Burward-Hoy attributes her career path to the terrorist events of September 11, 2001 — the day she was scheduled to defend her Ph.D. thesis. “I decided I really wanted to contribute to national security and make a difference,” she said.

Felix Matathias

RHIC alum Felix Matathias hopes to have his impact in the world of finance — using data-analysis and computing skills to pin down pricing information for rarely traded bonds in a less-than-transparent market. “Because of my work analyzing very limited early RHIC data, I was no stranger to working with sparse and rare data trying to extract a statistically significant signal. My physics training also provided me within valuable technical skills in computer programming, which I now apply every day.”

Robert Welsh

Being an outsider in a new field can be a real asset, says Robert Welsh, who transferred skills gained through 10 years of experimental particle and nuclear physics to the field of neuroscience. “My training in physics has greatly contributed to my ability to think outside the box and to learn new experimental and theoretical concepts.”

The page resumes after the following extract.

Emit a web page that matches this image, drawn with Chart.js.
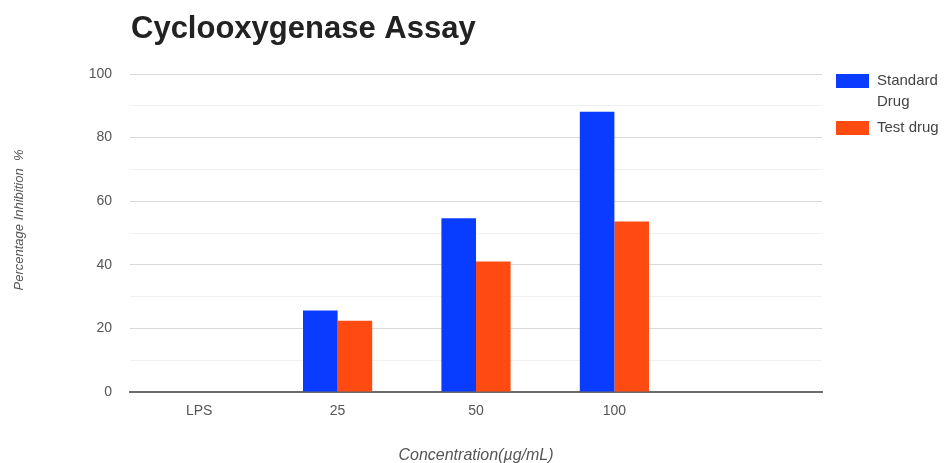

Welsh is involved in a number of studies using functional magnetic resonance imaging and other brain-scanning techniques. He specializes in tweaking experimental designs to maximize the detector’s sensitivity to the “signal” he wants to measure — for example, a change in brain activity in response to different facial expressions or cognitive tasks — for studies of psychiatric diseases such as schizophrenia and obsessive compulsive disorder, as well as amyotrophic lateral sclerosis (“Lou Gehrig’s disease”) and cancer.